SET EXERCISE.
Everything from the first line of the data below through the line that contains "line_col = '#9d2a2c'" should be written out exactly, please, and nothing more; the pictures stay out.

RECORDS.
========

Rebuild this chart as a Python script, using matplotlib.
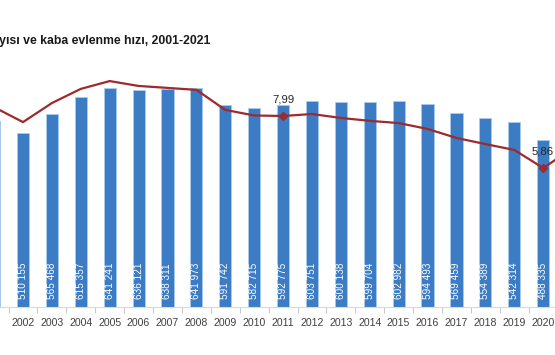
import numpy as np
import matplotlib.pyplot as plt

plt.rcParams['font.family'] = ['Liberation Sans', 'DejaVu Sans']

# Data
years = list(range(2001, 2022))
marriages = [544322, 510155, 565468, 615357, 641241, 636121, 638311, 641973,
             591742, 582715, 592775, 603751, 600138, 599704, 602982, 594493,
             569459, 554389, 542314, 488335, 563140]
rate = [8.35, 7.74, 8.52, 9.10, 9.42, 9.22, 9.14, 9.06, 8.24, 8.01, 7.99,
        8.07, 7.91, 7.79, 7.70, 7.46, 7.09, 6.84, 6.60, 5.86, 6.65]
rate_labels = {2001: '8,35', 2011: '7,99', 2020: '5,86'}
title = 'Evlenen çift sayısı ve kaba evlenme hızı, 2001-2021'

bar_col = '#3b7cc4'
line_col = '#9d2a2c'

fig = plt.figure(figsize=(5.55, 3.55), dpi=100)
ax = fig.add_axes([0, 1 - 307 / 355, 1, 307 / 355])
ax.patch.set_alpha(0)

ax.bar(years, marriages, width=0.42, color=bar_col, edgecolor='#a9cbee', linewidth=0.6, zorder=2)
for yr, n in zip(years, marriages):
    s = f'{n:,}'.replace(',', ' ')
    ax.annotate(s, (yr, 0), xytext=(0, 6), textcoords='offset points',
                rotation=90, ha='center', va='bottom', color='white', fontsize=7.2,
                zorder=3, annotation_clip=True)

ax.set_ylim(0, 307 * 2928)
ax.set_xticks(years)
ax.set_xticklabels([str(y) for y in years])
ax.set_xticks(np.arange(2000.5, 2022, 1), minor=True)
ax.tick_params(axis='x', which='major', length=0, pad=8, labelsize=7.6, colors='#404040')
ax.tick_params(axis='x', which='minor', length=4, color='#bfbfbf')
ax.set_yticks([])
for sp in ['top', 'left', 'right']:
    ax.spines[sp].set_visible(False)
ax.spines['bottom'].set_color('#d9d9d9')

# rate line on second axis
ax2 = ax.twinx()
ax2.plot(years, rate, color=line_col, linewidth=1.6, zorder=4)
for yr, lab in rate_labels.items():
    v = rate[years.index(yr)]
    ax2.plot(yr, v, marker='D', markersize=4.5, color=line_col, zorder=5)
    ax2.annotate(lab, (yr, v), xytext=(0, 8), textcoords='offset points',
                 ha='center', va='bottom', fontsize=8.2, color='#262626')
ax2.set_ylim(0.167, 12.74)
ax2.set_yticks([])
for sp in ['top', 'left', 'right', 'bottom']:
    ax2.spines[sp].set_visible(False)

# the picture is a crop: 2001 and 2021 sit on the edges
ax.set_xlim(2001.204, 2020.41)

fig.text(210 / 555, 1 - 41 / 355, title, ha='right', va='center',
         fontsize=8.8, fontweight='bold', color='#1a1a1a')

fig.savefig('out.png', dpi=100)
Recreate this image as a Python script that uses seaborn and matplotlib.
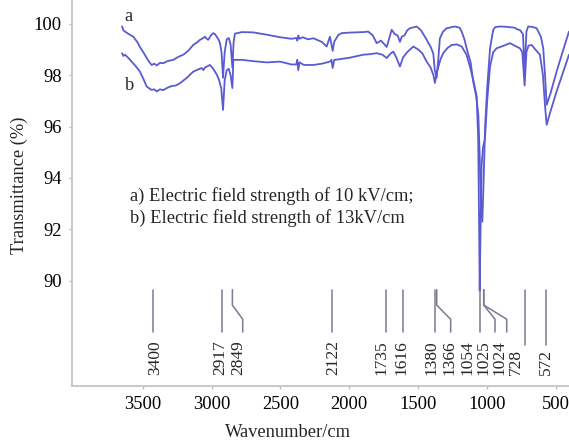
import matplotlib
matplotlib.use("Agg")
import matplotlib.pyplot as plt
import seaborn as sns
import pandas as pd

# FTIR spectra (wavenumber in cm-1, transmittance in %)
wn_a = [3650, 3640, 3628, 3600, 3568, 3540, 3520, 3490, 3471, 3450, 3435, 3415, 3398,
        3375, 3350, 3320, 3278, 3240, 3205, 3170, 3133, 3100, 3084, 3060, 3048, 3035,
        3024, 3005, 2988, 2975, 2963, 2950, 2939, 2928, 2917, 2905, 2890, 2875, 2862,
        2849, 2840, 2830, 2780, 2700, 2600, 2503, 2420, 2385, 2378, 2371, 2362, 2340,
        2300, 2262, 2200, 2165, 2141, 2130, 2121, 2110, 2080, 2056, 2000, 1900, 1863,
        1830, 1802, 1770, 1745, 1729, 1710, 1693, 1670, 1650, 1633, 1620, 1600, 1580,
        1560, 1512, 1480, 1439, 1410, 1391, 1380, 1367, 1355, 1343, 1320, 1294, 1234,
        1200, 1185, 1165, 1149, 1120, 1101, 1080, 1064, 1055, 1045, 1035, 1025, 1015,
        1000, 979, 956, 940, 900, 850, 800, 786, 760, 740, 728, 715, 702, 670, 641, 610,
        593, 580, 568, 540, 496, 450, 406]
tr_a = [99.9, 99.75, 99.7, 99.6, 99.5, 99.3, 99.1, 98.85, 98.67, 98.5, 98.4, 98.45, 98.38,
        98.48, 98.47, 98.55, 98.6, 98.72, 98.8, 98.95, 99.18, 99.3, 99.38, 99.45, 99.5, 99.42,
        99.38, 99.55, 99.64, 99.6, 99.5, 99.4, 99.25, 98.9, 97.9, 98.9, 99.4, 99.45, 99.2,
        98.3, 99.3, 99.62, 99.68, 99.67, 99.58, 99.48, 99.42, 99.45, 99.35, 99.55, 99.42, 99.48,
        99.4, 99.44, 99.3, 99.12, 99.5, 99.2, 98.95, 99.3, 99.57, 99.64, 99.66, 99.68, 99.7,
        99.55, 99.25, 99.35, 99.2, 99.1, 99.45, 99.77, 99.6, 99.55, 99.3, 99.5, 99.55, 99.75,
        99.83, 99.9, 99.75, 99.38, 99.1, 98.85, 98.2, 97.9, 98.6, 99.44, 99.7, 99.83, 99.9,
        99.85, 99.7, 99.4, 99.05, 98.5, 97.75, 97.2, 96.46, 95.0, 93.0, 92.3, 94.0, 96.0,
        97.5, 99.05, 99.77, 99.88, 99.9, 99.88, 99.85, 99.8, 99.75, 99.6, 98.1, 99.7, 99.9,
        99.88, 99.83, 99.5, 99.05, 98.0, 96.85, 97.3, 98.14, 98.95, 99.7]

wn_b = [3650, 3640, 3628, 3600, 3580, 3550, 3520, 3490, 3471, 3450, 3435, 3415, 3398,
        3375, 3350, 3326, 3290, 3260, 3229, 3180, 3133, 3100, 3072, 3060, 3048, 3030,
        3012, 2995, 2975, 2960, 2945, 2930, 2917, 2905, 2890, 2875, 2862, 2849, 2842,
        2780, 2700, 2600, 2503, 2420, 2385, 2378, 2371, 2362, 2330, 2262, 2200, 2141,
        2130, 2121, 2110, 2104, 2000, 1899, 1850, 1802, 1760, 1729, 1700, 1681, 1660,
        1633, 1610, 1580, 1560, 1536, 1500, 1470, 1439, 1410, 1390, 1379, 1365, 1340,
        1319, 1290, 1258, 1220, 1185, 1150, 1125, 1100, 1076, 1065, 1058, 1054, 1048,
        1040, 1030, 1016, 1000, 979, 956, 931, 880, 834, 800, 762, 745, 728, 715, 700,
        677, 650, 617, 595, 580, 568, 540, 496, 450, 406]
tr_b = [98.86, 98.75, 98.8, 98.65, 98.53, 98.35, 98.14, 97.8, 97.56, 97.48, 97.43, 97.45, 97.37,
        97.45, 97.42, 97.5, 97.58, 97.6, 97.69, 97.9, 98.14, 98.22, 98.28, 98.2, 98.3, 98.35,
        98.4, 98.3, 98.14, 98.0, 97.8, 97.5, 96.65, 97.8, 98.2, 98.25, 98.0, 97.5, 98.6,
        98.6, 98.55, 98.5, 98.53, 98.42, 98.42, 98.6, 98.2, 98.5, 98.4, 98.4, 98.45, 98.53,
        98.6, 98.28, 98.6, 98.6, 98.68, 98.8, 98.82, 98.86, 98.8, 98.67, 98.85, 98.92, 98.7,
        98.34, 98.7, 98.9, 99.0, 99.12, 99.0, 98.85, 98.53, 98.3, 98.0, 97.7, 98.1, 98.6,
        98.86, 99.05, 99.18, 99.2, 99.12, 98.8, 98.34, 97.8, 97.17, 95.5, 92.0, 89.6, 92.0,
        94.5, 95.2, 95.5, 97.0, 98.34, 98.9, 99.05, 99.15, 99.25, 99.15, 99.05, 98.9, 97.6,
        98.9, 99.15, 99.18, 99.0, 98.8, 98.0, 96.8, 96.07, 96.6, 97.37, 98.1, 98.8]

# Assigned absorption bands
peak_labels = ["3400", "2917", "2849", "2122", "1735", "1616", "1380", "1366",
               "1054", "1025", "1024", "728", "572"]
peak_wn = [3400, 2917, 2849, 2122, 1735, 1616, 1380, 1366, 1054, 1025, 1024, 728, 572]

x_ticks = [3500, 3000, 2500, 2000, 1500, 1000, 500]
y_ticks = [90, 92, 94, 96, 98, 100]

# Where each label is written and where its leader line ends (spread to avoid overlap)
text_x = [3411, 2934, 2808, 2117, 1766, 1621, 1403, 1270, 1140, 1024, 908, 790, 573]
leader_end = [3425, 2925, 2774, 2128, 1734, 1613, 1379, 1265, 1052, 943, 858, 725, 574]

sns.set_style("ticks")
plt.rcParams["font.family"] = ["Liberation Serif", "DejaVu Serif"]

fig = plt.figure(figsize=(5.69, 4.41), dpi=100)
ax = fig.add_axes([72 / 569, 55 / 441, 1 - 72 / 569, 1 - 55 / 441])

line_color = "#5a5ad2"
df_a = pd.DataFrame({"wn": wn_a, "T": tr_a})
df_b = pd.DataFrame({"wn": wn_b, "T": tr_b})
sns.lineplot(data=df_a, x="wn", y="T", ax=ax, color=line_color, lw=1.3,
             estimator=None, sort=False)
sns.lineplot(data=df_b, x="wn", y="T", ax=ax, color=line_color, lw=1.3,
             estimator=None, sort=False)

ax.set_xlim(4013, 406)
ax.set_ylim(85.9, 100.93)
ax.set_xticks(x_ticks)
ax.set_yticks(y_ticks)
ax.tick_params(axis="both", labelsize=13.3, colors="#bbbbbb", labelcolor="black",
               length=2.5, width=1.0, pad=5)

for side in ["top", "right"]:
    ax.spines[side].set_visible(False)
for side in ["left", "bottom"]:
    ax.spines[side].set_color("#c4c4c4")
    ax.spines[side].set_linewidth(1.3)

ax.set_xlabel("Wavenumber/cm", fontsize=13.3)
ax.set_ylabel("Transmittance (%)", fontsize=13.3)
ax.xaxis.set_label_coords(0.434, -0.098)
ax.yaxis.set_label_coords(-0.088, 0.52)

# Curve tags and legend text
ax.text(3607, 100.27, "a", fontsize=13.3, ha="center", va="center")
ax.text(3592, 97.59, "b", fontsize=13.3, ha="center", va="center")
ax.text(3592, 93.28, "a) Electric field strength of 10 kV/cm;", fontsize=13.3,
        ha="left", va="center")
ax.text(3592, 92.45, "b) Electric field strength of 13kV/cm", fontsize=13.3,
        ha="left", va="center")

# Leader lines and band labels
lead_color = "#7a7a90"
for lab, wn, tx, end in zip(peak_labels, peak_wn, text_x, leader_end):
    bottom = 88.0 if len(lab) == 4 else 87.5
    if abs(end - wn) > 60:
        xs = [wn, wn, end, end]
        ys = [89.65, 89.05, 88.5, bottom]
    else:
        xs = [end, end]
        ys = [89.65, bottom]
    ax.plot(xs, ys, color=lead_color, lw=1.1)
    ax.text(tx, 86.32, lab, rotation=90, fontsize=12.5, ha="center", va="bottom")

fig.savefig("out.png", dpi=100)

========

OUTPUT OF THE EXERCISE.
Rebuild this chart as a Python script, using matplotlib.
import numpy as np
import matplotlib.pyplot as plt

plt.rcParams['font.family'] = ['Liberation Sans', 'DejaVu Sans']

# Data
years = list(range(2001, 2022))
marriages = [544322, 510155, 565468, 615357, 641241, 636121, 638311, 641973,
             591742, 582715, 592775, 603751, 600138, 599704, 602982, 594493,
             569459, 554389, 542314, 488335, 563140]
rate = [8.35, 7.74, 8.52, 9.10, 9.42, 9.22, 9.14, 9.06, 8.24, 8.01, 7.99,
        8.07, 7.91, 7.79, 7.70, 7.46, 7.09, 6.84, 6.60, 5.86, 6.65]
rate_labels = {2001: '8,35', 2011: '7,99', 2020: '5,86'}
title = 'Evlenen çift sayısı ve kaba evlenme hızı, 2001-2021'

bar_col = '#3b7cc4'
line_col = '#9d2a2c'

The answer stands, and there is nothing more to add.